As the ground shook beneath me, fear and terror gripped my heart. Frantically I run from room to room trying to keep the life I had created for myself from crashing down around me. Pictures are torn from the walls, collections from over the years destroyed in a matter of seconds. Finally the destruction becomes too great and is coming too quickly, I can't save my home any longer, so I hide until it is over in an attempt to save at least myself.
Finally it seems like the worst is over. It feels so dark and empty from my little hiding space that I can't seem to find even a sliver of hope to cling to. I uncurl myself from the fetal position to try and see what is left. I expect to see dust everywhere, chaos in the streets, storm clouds, debris left by an earthquake... all normal things you would expect to see after your house has just crashed down around you. What I saw instead ripped any foundation that was left intact from beneath me and my life, as I had come to understand it, was over.

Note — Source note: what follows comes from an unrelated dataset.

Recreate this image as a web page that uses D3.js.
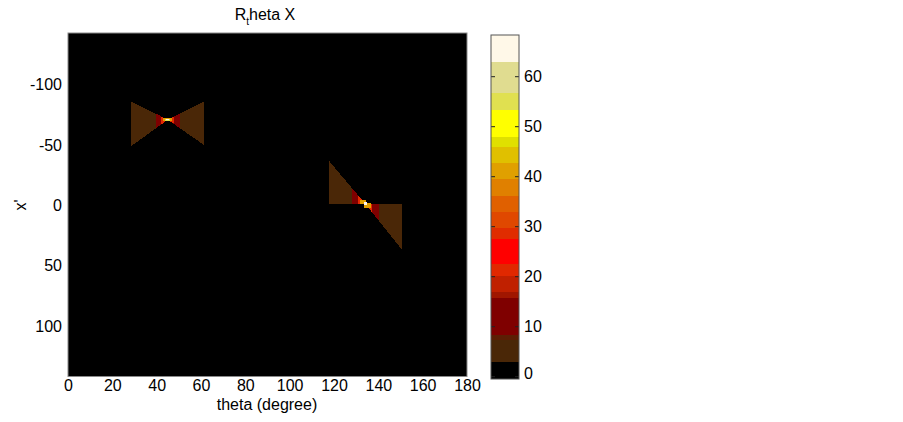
<!DOCTYPE html>
<html>
<head>
<meta charset="utf-8">
<script src="https://cdn.jsdelivr.net/npm/d3@7"></script>
<style>
  body { margin: 0; background: #fff; }
  text { font-family: "Liberation Sans", Arial, sans-serif; fill: #000; }
</style>
</head>
<body>
<div id="chart"></div>
<script>
var thetaTicks = [0, 20, 40, 60, 80, 100, 120, 140, 160, 180];
var xpTicks = [-100, -50, 0, 50, 100];
var cbTicks = [0, 10, 20, 30, 40, 50, 60];

// colour levels of the bar (upper bounds) and their colours
var levelBounds = [2.9, 7.3, 8.3, 15.7, 17.0, 20.1, 22.5, 27.5, 29.7, 33.0, 36.2, 39.5, 42.7, 45.9, 48.0, 53.3, 56.7, 63.0];
var levelColors = ['#000000', '#4a2707', '#5c1e04', '#7f0000', '#a01600', '#c02000', '#e02800', '#ff0000',
  '#e02c00', '#e04800', '#e06000', '#e08000', '#e0a000', '#e0c000', '#e0e000', '#ffff00',
  '#e0e050', '#e0dc90', '#fff8e8'];
var cbRange = [-0.46, 68.34];

// patches in (theta, x') with a level value
var lobeA = [[28.4, -86], [45, -71], [61.4, -86], [61.4, -50], [45, -71], [28.4, -49]];
var coreA = [[39.5, -76.3], [45, -71], [50.5, -76], [50.5, -64], [45, -71], [39.5, -64]];
var hotA = [[42, -73.7], [45, -71], [48, -73.7], [48, -67.5], [45, -71], [42, -67]];
var stripA = [[43, -72.2], [46.8, -72.2], [46.8, -69.8], [43, -69.8]];
var glowA = [[43.8, -71.6], [46, -71.6], [46, -70.4], [43.8, -70.4]];
var spotA = [[44.4, -71.3], [45.5, -71.3], [45.5, -70.7], [44.4, -70.7]];

var lobeB = [[117.7, -37], [134, -1.5], [150.8, 37], [150.8, -1.5], [134, -1.5], [117.7, -1.5]];
var coreB = [[128, -14.6], [134, -1.5], [140.3, 12.9], [140.3, -1.5], [134, -1.5], [128, -1.5]];
var hotB = [[131, -8.0], [134, -1.5], [137, 5.4], [137, -1.5], [134, -1.5], [131, -1.5]];
var stripB1 = [[131.8, -4.8], [134.4, -4.8], [134.4, -1.0], [131.8, -1.0]];
var stripB2 = [[133.6, -2.0], [136.6, -2.0], [136.6, 1.8], [133.6, 1.8]];
var spotB = [[133.6, -2.4], [135.1, -2.4], [135.1, -0.6], [133.6, -0.6]];

var patches = [
  { pts: lobeA, v: 5 }, { pts: coreA, v: 12 }, { pts: hotA, v: 21 },
  { pts: stripA, v: 40 }, { pts: glowA, v: 55 }, { pts: spotA, v: 66 },
  { pts: lobeB, v: 5 }, { pts: coreB, v: 12 }, { pts: hotB, v: 21 },
  { pts: stripB1, v: 40 }, { pts: stripB2, v: 40 }, { pts: spotB, v: 66 }
];

var width = 903, height = 422;
var x = d3.scaleLinear().domain([0, 180]).range([68, 467]);
var y = d3.scaleLinear().domain([-143, 142]).range([33, 376.5]);
var cbY = d3.scaleLinear().domain(cbRange).range([379, 35]);
var color = d3.scaleThreshold().domain(levelBounds).range(levelColors);
var plain = function (d) { return String(d); }; // keep ascii hyphen

var svg = d3.select('#chart').append('svg')
  .attr('width', width)
  .attr('height', height);

svg.append('defs').append('clipPath').attr('id', 'plotclip')
  .append('rect')
  .attr('x', x(0)).attr('y', y(-143))
  .attr('width', x(180) - x(0)).attr('height', y(142) - y(-143));

// black background of the image
svg.append('rect')
  .attr('x', x(0)).attr('y', y(-143))
  .attr('width', x(180) - x(0)).attr('height', y(142) - y(-143))
  .attr('fill', color(0));

var line = d3.line().x(function (d) { return x(d[0]); }).y(function (d) { return y(d[1]); });

svg.append('g')
  .attr('clip-path', 'url(#plotclip)')
  .selectAll('path')
  .data(patches)
  .enter().append('path')
  .attr('d', function (d) { return line(d.pts) + 'Z'; })
  .attr('fill', function (d) { return color(d.v); })
  .attr('shape-rendering', 'crispEdges');

svg.append('rect')
  .attr('x', x(0)).attr('y', y(-143))
  .attr('width', x(180) - x(0)).attr('height', y(142) - y(-143))
  .attr('fill', 'none').attr('stroke', '#8a8a8a').attr('stroke-width', 1);

// axes
var xAxis = svg.append('g')
  .attr('transform', 'translate(0,' + y(142) + ')')
  .call(d3.axisBottom(x).tickValues(thetaTicks).tickFormat(plain).tickSize(0).tickPadding(3));
var yAxis = svg.append('g')
  .attr('transform', 'translate(' + x(0) + ',0)')
  .call(d3.axisLeft(y).tickValues(xpTicks).tickFormat(plain).tickSize(0).tickPadding(6));
[xAxis, yAxis].forEach(function (g) {
  g.select('.domain').remove();
  g.selectAll('text').style('font-size', '16px').attr('fill', '#000');
  g.attr('font-family', null);
});

svg.append('text')
  .attr('x', 267).attr('y', 410)
  .attr('text-anchor', 'middle')
  .style('font-size', '16px')
  .text('theta (degree)');

svg.append('text')
  .attr('transform', 'translate(26,205) rotate(-90)')
  .attr('text-anchor', 'middle')
  .style('font-size', '16px')
  .text("x'");

var title = svg.append('text')
  .attr('x', 265).attr('y', 19.5)
  .attr('text-anchor', 'middle')
  .style('font-size', '16px');
title.append('tspan').text('R');
title.append('tspan').attr('dy', 5).style('font-size', '10px').text('t');
title.append('tspan').attr('dy', -5).text('heta X');

// colour bar
var cbEdges = [cbRange[0]].concat(levelBounds, [cbRange[1]]);
var cb = svg.append('g');
cb.selectAll('rect')
  .data(levelColors)
  .enter().append('rect')
  .attr('x', 491)
  .attr('width', 28)
  .attr('y', function (d, i) { return cbY(cbEdges[i + 1]); })
  .attr('height', function (d, i) { return cbY(cbEdges[i]) - cbY(cbEdges[i + 1]); })
  .attr('fill', function (d) { return d; })
  .attr('shape-rendering', 'crispEdges');

cb.selectAll('line.tl')
  .data(cbTicks)
  .enter().append('line')
  .attr('x1', 491).attr('x2', 495)
  .attr('y1', function (d) { return cbY(d); }).attr('y2', function (d) { return cbY(d); })
  .attr('stroke', '#222');
cb.selectAll('line.tr')
  .data(cbTicks)
  .enter().append('line')
  .attr('x1', 515).attr('x2', 519)
  .attr('y1', function (d) { return cbY(d); }).attr('y2', function (d) { return cbY(d); })
  .attr('stroke', '#222');

cb.append('rect')
  .attr('x', 491).attr('y', cbY(cbRange[1]))
  .attr('width', 28).attr('height', cbY(cbRange[0]) - cbY(cbRange[1]))
  .attr('fill', 'none').attr('stroke', '#555').attr('stroke-width', 1);

var cbAxis = svg.append('g')
  .attr('transform', 'translate(519,0)')
  .call(d3.axisRight(cbY).tickValues(cbTicks).tickFormat(plain).tickSize(0).tickPadding(5));
cbAxis.select('.domain').remove();
cbAxis.attr('font-family', null);
cbAxis.selectAll('text').style('font-size', '16px').attr('fill', '#000')
  .attr('dy', function (d) { return d === 0 ? '0.1em' : '0.32em'; });
</script>
</body>
</html>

There is no dust, no chaos, no destruction. I feel dizzy as the confusion sets in. How is this possible? My whole house is gone. But what I was left standing in was a prison cell, tightly closed to the outside world. Thousands of thoughts and emotions flood my mind. How could I have been so blind to the fact that I was living so completely disconnected from the others around me. How long must I have been here to have no recollection of ever willingly stepping foot into this abyss. Most importantly, why didn't anyone ever tell me! There is definitely a mess to clean up, but things have never looked so clear. My mind is so clear it is almost foreign. A smile slightly tugs at the corner of my mouth.
Spotting the door, I climb over the debris and rubble that once defined me. I just want to see outside, fill my lungs with pure, fresh air. I want to know if colors are brighter on the outside, if aromas smell richer, if things that I loved so dearly before, would feel differently now. I try and open the door but it is locked. The very foundation that made me who I am is destroyed in less than an hour, and I am STILL locked in this prison?? Then it dawns on me… a fancy key that I have worn around my neck since I was a little girl. I thought it was just some trinket that someone gave to me. Quickly I yank the chain from around my neck and try the key… It works!!! I try not to dwell on the fact that I have been keeping myself prisoner, I am more interested in discovering this new found clarity.
I have always felt like a prisoner inside of myself. I wanted to break free, but I never knew how. I was brutally honest with friends, with counselors, my parents, but no one was able to help me put the pieces together correctly. I could feel deep within my soul that there was just something missing. But eventually I stopped looking. I was convinced that this was who I was. I was a little crazy, a lot emotional, and things had to be a certain way. Control became my best friend. Being in control was the only way I could be absolutely positive that I wouldn't get hurt again.
Many people could probably tell you all about their fresh start. A new place, a new job, new friends, a new life. But the most important bit of information I have discovered over the years, is you follow yourself throughout life regardless of the amount of "fresh starts" you get. How many people can honestly say they have had an opportunity to start over? A real fresh start. No excess baggage trailing behind, no stubborn habits, no shaky foundations. I can. Although I haven't completely stepped foot outside of my self-made prison due to the fact that it has been my home for years upon years, I now have the awareness. And that is the first step. I have been granted an opportunity to have a start so fresh, that I have been stripped down to my soul. Most of my beliefs, my thoughts, my traditions, my habits and my behaviors (all of the things that make me uniquely me) I created as a young child in an attempt to save myself from my mother's utterly destructive behaviors and outbursts and my father's unusually high expectations amongst other things. It was my coping mechanism. These are just a few of the things I have learned about myself in the past two weeks since learning I am codependent.